The Yorkshire market town of Morley, with a population of 50,000, is said by locals to have been built on seven hills, like Rome. An at-times-choleric crowd of about 250 people participated in a heated exchange between the five parliamentary candidates, with television satellite trucks and foreign newspaper reporters in attendance.

There were banners demanding jobs for British workers and also a vocal contingent of far-right activists supporting the British National Party candidate, Chris Beverley, who was born in the town and is already a Leeds City councillor.

Mr Balls acknowledged the concerns about immigration voiced by a certain Rochdale pensioner to Gordon Brown this week, and went so far as to say: "I have seen the film and I have read the transcript and I think that Gillian Duffy was quite right in what she was saying."

He said immigration was a valid concern: "Immigration is an issue here in Morley but it is never good to see the BNP out on the streets. They are a scar on the community." There were claps and cheers in support, while others booed and held aloft BNP posters.

"I see your BNP signs," said Mr Balls. "The idea that you said, as the BNP do in their extremism, that if you are British, if you were born in our country, if you fought abroad in our armed forces, if you've got a part colour of skin, if you're black, you're second class and you shouldn't be able to be in the queue for housing, or you shouldn't be able to play football for England abroad in the World Cup – I think that racism and intolerance is extreme, it is foul and not British at all."

Mr Balls's Tory rival for Parliament, Antony Calvert, whose campaign has been bolstered by the visits of David Cameron, said: "We [in Morley] don't have BNP councillors because people are racist but because they have lost faith in the system."

Earlier in the campaign Mr Calvert spoke of his hope of "castrating" Labour by removing Mr Balls, and the two men's antagonism boiled over when Mr Balls attempted to unsettle his fellow candidate while he was speaking, leaning over and whispering "shameful, shameful" into his ear.

Mr Calvert turned on him: "Simply raising the question is not shameful."

Mr Balls was also seen to whisper "you need to calm down, you're doing yourself no favours", after the Tory candidate delivered a particularly impassioned answer. Mr Calvert muttered back: "Calm down? I'm trying to win an election, mate." He later brushed off the incident: "I have played cricket, I can handle a little sledging."

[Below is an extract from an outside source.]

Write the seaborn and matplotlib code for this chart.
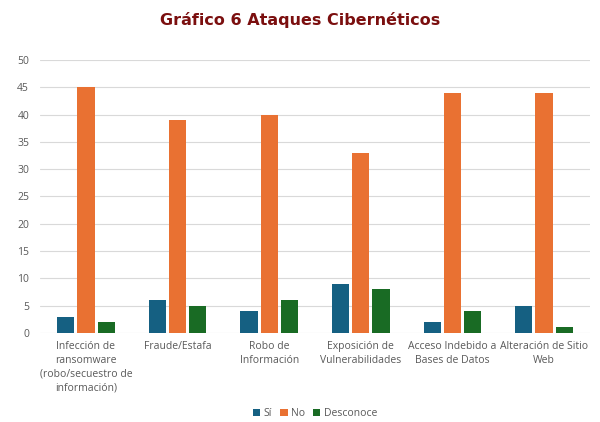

As dissent swelled, one angry voter leant over and offered Mr Balls a £10 note, saying: "Just take it now, it would be easier."

The candidates, who also included the Liberal Democrats' James Monaghan and Ukip's David Daniel, said it was the area's first public husting in 20 years. Mr Balls's old Normanton seat was abolished and he defends a notional majority of 8,669 in Morley and Outwood. The Tories require a 10.47 per cent swing from Labour to win.

In an interview with The Independent afterwards, Mr Balls was asked if he would rule himself out of a Labour leadership contest after the election. He replied: "I have always said that if I said I was ruling myself out, people would not believe me, and if I said I was ruling myself in, people would not believe me either. It is not my burning passion, I care about winning the election."